In a very disappointing judgement, the Court of Justice of the EU (CJEU) has ruled that the investment court system in the Canadian EU trade agreement (CETA) is compatible with EU law.
The opinion is a surprising turn of events as only last year’s Achmea ruling wiped out investment arbitration between EU countries because it undermines the EU judicial system.
Investor-state dispute settlement (ISDS) mechanisms – like the investment court system in CETA – enable big corporations to sideline domestic and EU courts and directly sue governments whose environmental or social policies may affect their investment.
The European Court has missed the opportunity to protect the rule of law and the powers of domestic courts. Although the Court found investment court system (ICS) was “safe” under EU law, it does not make the system fair or democratic. It allows multinational corporations to put pressure on public decision-making.
Even though the CJEU considered the CETA to have sufficient safeguards, arbitration mechanisms have a demonstrable regulatory chill effect on environmental and other laws. For example: because of an ISDS case, the city of Hamburg backed off from applying European and German regulations aimed at tackling climate change and water pollution caused by coal plants.
ISDS mechanisms also afford unbalanced privileges to foreign investors, without imposing any responsibilities for their activities. This structural asymmetry was not addressed by the Court.
In October 2016, the region of Wallonia temporarily blocked the signing of CETA over concerns about investor-state dispute settlement, among other issues. In a compromise deal, the Belgian federal government committed to request an opinion from the CJEU on the legality of the controversial investment court set up in these agreements, under EU law.
The European Commission had attempted to overcome ISDS legitimacy crisis by replacing it with an institutionalized form of ISDS mechanism – the investment court system (ICS) – without addressing the deep flaws.
Unfortunately for campaigners fighting hard against the corporate stitch-up that is CETA, the court decided that the ISDS part of the deal was in fact compatible with EU law.
ISDS allows multinational companies access to an obscure, parallel justice system closed to the rest of us. Calling it a court system for the 1% would be generous. It is really a court system for the 0.01%.
ISDS has allowed corporate interests to trump those of the public time and time again. Countries have been threatened for passing pollution regulations, approving health and safety measures and for halting or banning fracking. It has been used to defend land grabs, environmental destruction and lock in privatisation of key public services.

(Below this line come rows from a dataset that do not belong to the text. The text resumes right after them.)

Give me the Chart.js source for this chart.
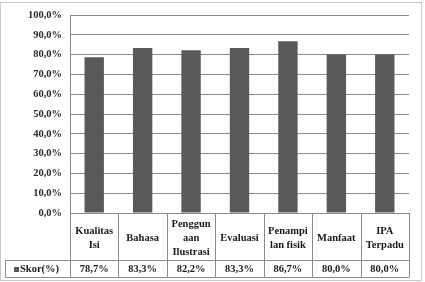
<!DOCTYPE html>
<html><head><meta charset="utf-8">
<script src="https://cdn.jsdelivr.net/npm/chart.js@4/dist/chart.umd.min.js"></script>
<style>html,body{margin:0;padding:0;background:#fff}#wrap{width:425px;height:282px;position:relative}</style>
</head><body><div id="wrap"><canvas id="c" width="425" height="282"></canvas></div>
<script>
const categories = [["Kualitas","Isi"],["Bahasa"],["Penggun","aan","Ilustrasi"],["Evaluasi"],["Penampi","lan fisik"],["Manfaat"],["IPA","Terpadu"]];
const seriesName = "Skor(%)";
const scores = [78.7, 83.3, 82.2, 83.3, 86.7, 80.0, 80.0];
const yTicks = [0,10,20,30,40,50,60,70,80,90,100];

const fmt = v => v.toFixed(1).replace('.', ',') + '%';
const FAMILY = '"Liberation Serif", "Times New Roman", serif';
const FONT = 'bold 10.5px ' + FAMILY;

const tablePlugin = {
  id: 'tbl',
  afterDraw(chart) {
    const ctx = chart.ctx, xs = chart.scales.x, area = chart.chartArea;
    const n = categories.length;
    const left = area.left, right = area.right;
    const step = (right - left) / n;
    const top = area.bottom, mid = 260.5, bot = 277.5, legL = 5.5;
    ctx.save();
    ctx.strokeStyle = '#c8c8c8'; ctx.lineWidth = 1;
    ctx.strokeRect(0.5, 2.5, 421, 278);
    ctx.strokeStyle = '#8a8a8a';
    ctx.beginPath();
    ctx.moveTo(legL, mid); ctx.lineTo(right, mid);
    ctx.moveTo(legL, bot); ctx.lineTo(right, bot);
    ctx.moveTo(legL, mid); ctx.lineTo(legL, bot);
    for (let i = 0; i <= n; i++) {
      const x = Math.round(left + i * step) + 0.5;
      ctx.moveTo(x, top); ctx.lineTo(x, bot);
    }
    ctx.stroke();
    ctx.fillStyle = '#1a1a1a'; ctx.font = FONT;
    ctx.textAlign = 'center'; ctx.textBaseline = 'middle';
    categories.forEach((lines, i) => {
      const cx = xs.getPixelForValue(i);
      const lh = 14, cy = 238;
      const y0 = cy - (lines.length - 1) * lh / 2;
      lines.forEach((t, j) => ctx.fillText(t, cx, y0 + j * lh));
      ctx.fillText(fmt(scores[i]), cx, 269.5);
    });
    ctx.fillStyle = '#595959';
    ctx.fillRect(14, 267, 5, 5);
    ctx.fillStyle = '#1a1a1a'; ctx.textAlign = 'left';
    ctx.fillText(seriesName, 20, 269.5);
    ctx.restore();
  }
};

new Chart(document.getElementById('c'), {
  type: 'bar',
  data: { labels: categories.map(l => l.join(' ')), datasets: [{ label: seriesName, data: scores, backgroundColor: '#595959', categoryPercentage: 1, barPercentage: 0.4 }] },
  options: {
    responsive: false, animation: false, devicePixelRatio: 1,
    layout: { padding: { left: 0, right: 16, top: 15, bottom: 69 } },
    plugins: { legend: { display: false }, tooltip: { enabled: false } },
    scales: {
      x: { display: false, grid: { display: false } },
      y: {
        min: 0, max: 100,
        afterFit(s) { s.width = 70; },
        afterBuildTicks(s) { s.ticks = yTicks.map(v => ({ value: v })); },
        ticks: { callback: v => fmt(v), color: '#2a2a2a', font: { family: FAMILY, size: 10.5, weight: 'bold' }, padding: 8 },
        grid: { color: '#8a8a8a', drawTicks: false },
        border: { display: true, color: '#8a8a8a' }
      }
    }
  },
  plugins: [tablePlugin]
});
</script></body></html>
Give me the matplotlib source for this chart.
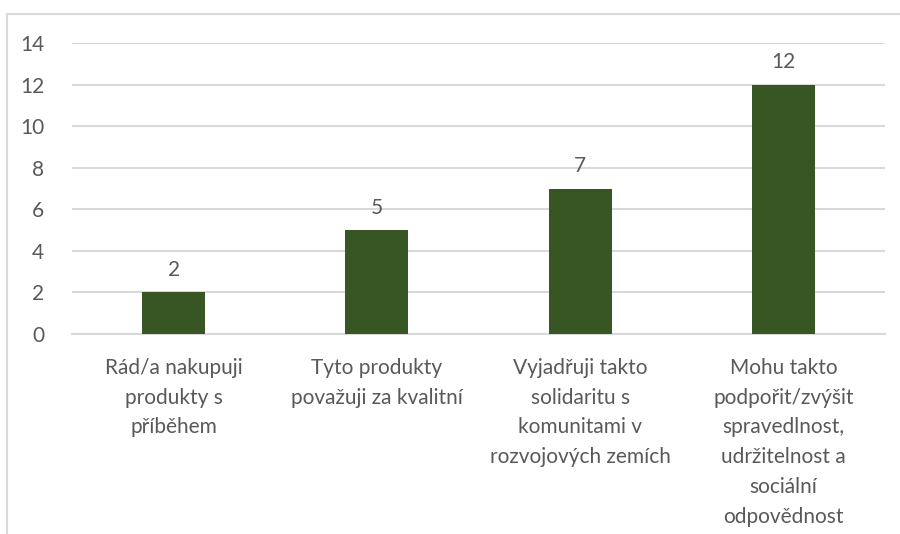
import matplotlib
matplotlib.use("Agg")
import matplotlib.pyplot as plt
from matplotlib.patches import Rectangle

categories = [
    "Rád/a nakupuji\nprodukty s\npříběhem",
    "Tyto produkty\npovažuji za kvalitní",
    "Vyjadřuji takto\nsolidaritu s\nkomunitami v\nrozvojových zemích",
    "Mohu takto\npodpořit/zvýšit\nspravedlnost,\nudržitelnost a\nsociální\nodpovědnost",
]
values = [2, 5, 7, 12]
yticks = [0, 2, 4, 6, 8, 10, 12, 14]

plt.rcParams['font.family'] = ['Lato', 'DejaVu Sans']
text_color = '#595959'
grid_color = '#D9D9D9'
bar_color = '#375623'
fs = 15

fig = plt.figure(figsize=(9, 5.34), dpi=100)
# chart border
fig.patches.append(Rectangle((7/900, -0.1), 1.0, 1 - 14/534 + 0.1, transform=fig.transFigure,
                             fill=False, edgecolor=grid_color, linewidth=1.5))

ax = fig.add_axes([72/900, 1 - 334/534, (885 - 72)/900, (334 - 43)/534])
x = list(range(len(categories)))
bars = ax.bar(x, values, width=0.31, color=bar_color, zorder=3)
ax.set_xlim(-0.5, len(categories) - 0.5)
ax.set_ylim(0, 14)
ax.set_yticks(yticks)
ax.set_yticklabels([str(t) for t in yticks])
ax.yaxis.grid(True, color=grid_color, linewidth=1.5, zorder=0)
for s in ['top', 'right', 'left']:
    ax.spines[s].set_visible(False)
ax.spines['bottom'].set_color(grid_color)
ax.spines['bottom'].set_linewidth(1.5)
ax.tick_params(axis='y', length=0, pad=20, labelsize=fs, labelcolor=text_color)
ax.tick_params(axis='x', length=0, pad=17, labelsize=fs, labelcolor=text_color)
ax.set_xticks(x)
ax.set_xticklabels(categories, linespacing=1.62, va='top', ha='center')

for xi, v in zip(x, values):
    ax.annotate(str(v), (xi, v), xytext=(0, 9), textcoords='offset points',
                ha='center', va='bottom', fontsize=fs, color=text_color)

fig.savefig("out.png", dpi=100)
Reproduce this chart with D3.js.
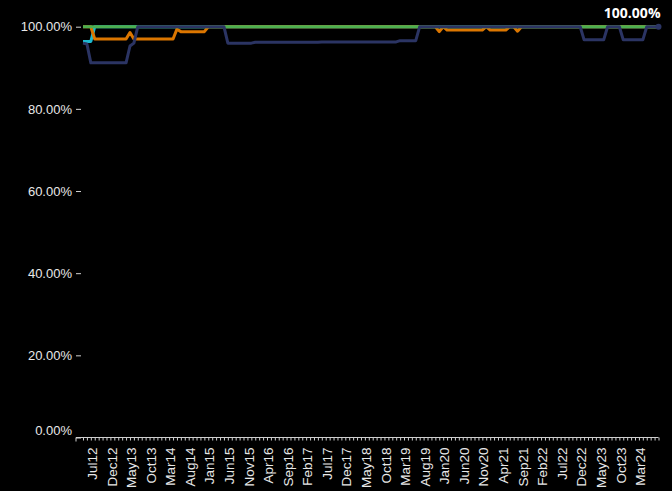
<!DOCTYPE html>
<html>
<head>
<meta charset="utf-8">
<script src="https://cdn.jsdelivr.net/npm/d3@7"></script>
<style>
  body { margin: 0; background: #000; }
  svg { display: block; background: #000; font-family: "Open Sans", "Noto Sans", sans-serif; }
  .axis text { fill: #e8e8e8; }
  .axis line, .axis path { stroke: #d0d0d0; }
</style>
</head>
<body>
<svg id="chart" width="672" height="491"></svg>
<script>
var width = 672;
var height = 491;

// months Jul12 .. Oct24, one point per month
var startMonth = new Date(2012, 6, 1);
var monthCount = 148;
var months = d3.timeMonth.range(startMonth, d3.timeMonth.offset(startMonth, monthCount));
var fmtMonth = d3.timeFormat("%b%y");

var yTicks = [0, 20, 40, 60, 80, 100];

// series values in percent, 12 per row (Jul..Jun)
var cyanValues = [
  96.4, 96.4, 96.4, 100, 100, 100, 100, 100, 100, 100, 100, 100,
  100, 100, 100, 100, 100, 100, 100, 100, 100, 100, 100, 100,
  100, 100, 100, 100, 100, 100, 100, 100, 100, 100, 100, 100,
  100, 100, 100, 100, 100, 100, 100, 100, 100, 100, 100, 100,
  100, 100, 100, 100, 100, 100, 100, 100, 100, 100, 100, 100,
  100, 100, 100, 100, 100, 100, 100, 100, 100, 100, 100, 100,
  100, 100, 100, 100, 100, 100, 100, 100, 100, 100, 100, 100,
  100, 100, 100, 100, 100, 100, 100, 100, 100, 100, 100, 100,
  100, 100, 100, 100, 100, 100, 100, 100, 100, 100, 100, 100,
  100, 100, 100, 100, 100, 100, 100, 100, 100, 100, 100, 100,
  100, 100, 100, 100, 100, 100, 100, 100, 100, 100, 100, 100,
  100, 100, 100, 100, 100, 100, 100, 100, 100, 100, 100, 100,
  100, 100, 100, 100
];

var orangeValues = [
  100, 100, 100, 97, 97, 97, 97, 97, 97, 97, 97, 97,
  98.6, 97, 97, 97, 97, 97, 97, 97, 97, 97, 97, 97,
  99.4, 98.8, 98.8, 98.8, 98.8, 98.8, 98.8, 98.8, 100, 100, 100, 100,
  100, 100, 100, 100, 100, 100, 100, 100, 100, 100, 100, 100,
  100, 100, 100, 100, 100, 100, 100, 100, 100, 100, 100, 100,
  100, 100, 100, 100, 100, 100, 100, 100, 100, 100, 100, 100,
  100, 100, 100, 100, 100, 100, 100, 100, 100, 100, 100, 100,
  100, 100, 100, 100, 100, 100, 100, 98.8, 100, 99.2, 99.2, 99.2,
  99.2, 99.2, 99.2, 99.2, 99.2, 99.2, 99.2, 100, 99.2, 99.2, 99.2, 99.2,
  99.2, 100, 100, 98.9, 100, 100, 100, 100, 100, 100, 100, 100,
  100, 100, 100, 100, 100, 100, 100, 100, 100, 100, 100, 100,
  100, 100, 100, 100, 100, 100, 100, 100, 100, 100, 100, 100,
  100, 100, 100, 100
];

var greenValues = [
  100, 100, 100, 100, 100, 100, 100, 100, 100, 100, 100, 100,
  100, 100, 100, 100, 100, 100, 100, 100, 100, 100, 100, 100,
  100, 100, 100, 100, 100, 100, 100, 100, 100, 100, 100, 100,
  100, 100, 100, 100, 100, 100, 100, 100, 100, 100, 100, 100,
  100, 100, 100, 100, 100, 100, 100, 100, 100, 100, 100, 100,
  100, 100, 100, 100, 100, 100, 100, 100, 100, 100, 100, 100,
  100, 100, 100, 100, 100, 100, 100, 100, 100, 100, 100, 100,
  100, 100, 100, 100, 100, 100, 100, 100, 100, 100, 100, 100,
  100, 100, 100, 100, 100, 100, 100, 100, 100, 100, 100, 100,
  100, 100, 100, 100, 100, 100, 100, 100, 100, 100, 100, 100,
  100, 100, 100, 100, 100, 100, 100, 100, 100, 100, 100, 100,
  100, 100, 100, 100, 100, 100, 100, 100, 100, 100, 100, 100,
  100, 100, 100, 100
];

var navyValues = [
  96.0, 95.8, 91.2, 91.2, 91.2, 91.2, 91.2, 91.2, 91.2, 91.2, 91.2, 91.2,
  95.3, 96.0, 100, 100, 100, 100, 100, 100, 100, 100, 100, 100,
  100, 100, 100, 100, 100, 100, 100, 100, 100, 100, 100, 100,
  100, 96.0, 96.0, 96.0, 96.0, 96.0, 96.0, 96.0, 96.2, 96.2, 96.2, 96.2,
  96.2, 96.2, 96.2, 96.2, 96.2, 96.2, 96.2, 96.2, 96.2, 96.2, 96.2, 96.2,
  96.2, 96.3, 96.3, 96.3, 96.3, 96.3, 96.3, 96.3, 96.3, 96.3, 96.3, 96.3,
  96.3, 96.3, 96.3, 96.3, 96.3, 96.3, 96.3, 96.3, 96.3, 96.6, 96.6, 96.6,
  96.6, 96.6, 100, 100, 100, 100, 100, 100, 100, 100, 100, 100,
  100, 100, 100, 100, 100, 100, 100, 100, 100, 100, 100, 100,
  100, 100, 100, 100, 100, 100, 100, 100, 100, 100, 100, 100,
  100, 100, 100, 100, 100, 100, 100, 100, 96.8, 96.8, 96.8, 96.8,
  96.8, 96.8, 100, 100, 100, 100, 96.8, 96.8, 96.8, 96.8, 96.8, 96.8,
  100, 100, 100, 100
];

// drawing order: later series sit on top
var series = [
  {name: "cyan", color: "#1cb9cf", values: cyanValues},
  {name: "orange", color: "#dc7600", values: orangeValues},
  {name: "green", color: "#4caf50", values: greenValues},
  {name: "navy", color: "#2b3463", values: navyValues}
];

var svg = d3.select("#chart");

var x = d3.scalePoint()
    .domain(months)
    .range([83, 658.5]);

var y = d3.scaleLinear()
    .domain([0, 100])
    .range([437.5, 26.7]);

var pct = d3.format(".2%");

// y axis, no domain line
var yAxis = svg.append("g")
    .attr("class", "axis")
    .attr("transform", "translate(81,0)")
    .call(d3.axisLeft(y).tickValues(yTicks).tickSize(5).tickPadding(4)
        .tickFormat(function(d) { return pct(d / 100); }));
yAxis.select(".domain").remove();
yAxis.selectAll("text").style("font-size", "13px");
// the bottom label sits a little above the axis line
yAxis.selectAll("text").filter(function(d) { return d === 0; }).attr("y", -7);

// x axis: a tick every month, a label every 5 months
var xAxis = svg.append("g")
    .attr("class", "axis")
    .attr("transform", "translate(0," + y(0) + ")")
    .call(d3.axisBottom(x).tickSize(3).tickSizeOuter(0).tickFormat(fmtMonth));
xAxis.select(".domain").attr("d", "M" + (x.range()[0] - 7) + ",4V0H" + x.range()[1]);
xAxis.selectAll("text")
    .style("font-size", "13.5px")
    .style("text-anchor", "end")
    .attr("x", -10)
    .attr("y", 13.5)
    .attr("dy", 0)
    .attr("transform", "rotate(-90)")
    .style("display", function(d, i) { return (i % 5 === 0 && i <= monthCount - 6) ? null : "none"; });

var line = d3.line()
    .x(function(d, i) { return x(months[i]); })
    .y(function(d) { return y(d); });

svg.selectAll(".series")
    .data(series)
    .enter().append("path")
    .attr("class", "series")
    .attr("fill", "none")
    .attr("stroke", function(d) { return d.color; })
    .attr("stroke-width", 3)
    .attr("stroke-linejoin", "round")
    .attr("d", function(d) { return line(d.values); });

// end marker and value of the last series
var last = series[series.length - 1];
var lastIdx = last.values.length - 1;
svg.append("circle")
    .attr("cx", x(months[lastIdx]))
    .attr("cy", y(last.values[lastIdx]))
    .attr("r", 3)
    .attr("fill", last.color);

svg.append("text")
    .attr("x", x(months[lastIdx]) + 2)
    .attr("y", y(last.values[lastIdx]) - 8.5)
    .attr("text-anchor", "end")
    .style("font-size", "14px")
    .style("font-weight", "bold")
    .style("fill", "#fff")
    .text(pct(last.values[lastIdx] / 100));
</script>
</body>
</html>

None of these arguments depend on the opinion of the ECJ. The moral case is as strong as ever – ISDS must go.
No matter what you call it – and the EU Commission is busy trying to expand ISDS into a global Multinational Investment Court (MIC) which could make matters even worse – the road to ending ISDS is political.
All the opinion means is that now the ball is firmly in the court of our politicians. Allowing multinationals to bully our democratically elected governments and ride roughshod over our rights is a political choice. And it is one we can change.